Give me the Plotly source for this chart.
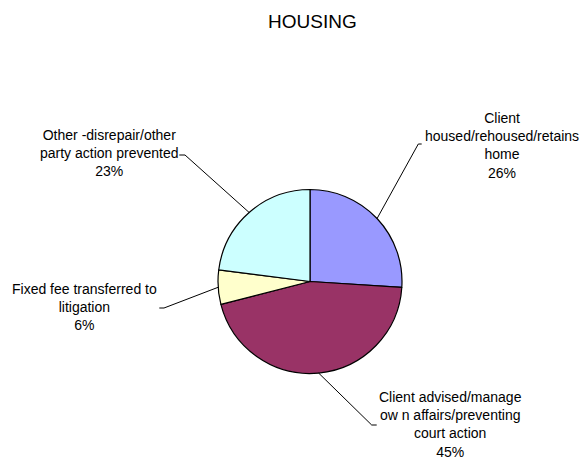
import math
import plotly.graph_objects as go

W, H = 585, 459

categories = [
    "Client<br>housed/rehoused/retains<br>home",
    "Client advised/manage<br>ow n affairs/preventing<br>court action",
    "Fixed fee transferred to<br>litigation",
    "Other -disrepair/other<br>party action prevented",
]
values = [26, 45, 6, 23]
colors = ["#9999FF", "#993366", "#FFFFCC", "#CCFFFF"]

# layout (pixels)
CX, CY, R = 310, 281.5, 92
label_pos = [(501.7, 145), (450, 424), (84, 307), (109, 153)]
elbows = [(418.3, 144), (371.7, 425), (164, 308), (185, 155)]
tips = [(421.7, 144), (376.7, 425), (159.3, 308), (179.3, 155)]


def px(x):
    return x / W


def py(y):
    return 1 - y / H


fig = go.Figure(go.Pie(
    labels=[c.replace("<br>", " ") for c in categories],
    values=values,
    sort=False,
    direction="clockwise",
    rotation=0,
    textinfo="none",
    hoverinfo="label+percent",
    marker=dict(colors=colors, line=dict(color="black", width=1.2)),
    domain=dict(x=[px(CX - R), px(CX + R)], y=[py(CY + R), py(CY - R)]),
    showlegend=False,
))

total = sum(values)
cum = 0
annotations = []
shapes = []
for i, v in enumerate(values):
    mid = (cum + v / 2) / total * 2 * math.pi
    cum += v
    sx = CX + R * math.sin(mid)
    sy = CY - R * math.cos(mid)
    pct = round(v / total * 100)
    lx, ly = label_pos[i]
    annotations.append(dict(
        x=px(lx), y=py(ly), xref="paper", yref="paper",
        text=f"{categories[i]}<br>{pct}%", showarrow=False,
        xanchor="center", yanchor="middle", align="center",
        font=dict(family="Liberation Sans, Arial, sans-serif", size=14, color="black"),
    ))
    ex, ey = elbows[i]
    tx, ty = tips[i]
    path = f"M {px(sx)} {py(sy)} L {px(ex)} {py(ey)} L {px(tx)} {py(ty)}"
    shapes.append(dict(type="path", xref="paper", yref="paper", path=path,
                       line=dict(color="black", width=1)))

annotations.append(dict(
    x=px(312.5), y=py(22), xref="paper", yref="paper", text="HOUSING",
    showarrow=False, xanchor="center", yanchor="middle",
    font=dict(family="Liberation Sans, Arial, sans-serif", size=19, color="black"),
))

fig.update_layout(
    width=W, height=H,
    margin=dict(l=0, r=0, t=0, b=0),
    paper_bgcolor="white", plot_bgcolor="white",
    annotations=annotations, shapes=shapes,
)

fig.write_html("out.html", config={"displayModeBar": False},
               post_script="document.body.style.margin='0px';")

- - - - - - -

Short task:
Quote, please, every line of the material above from its start through the line that has "W, H = 585, 459", reproducing the words exactly and dropping any images.

Solution:
Give me the Plotly source for this chart.
import math
import plotly.graph_objects as go

W, H = 585, 459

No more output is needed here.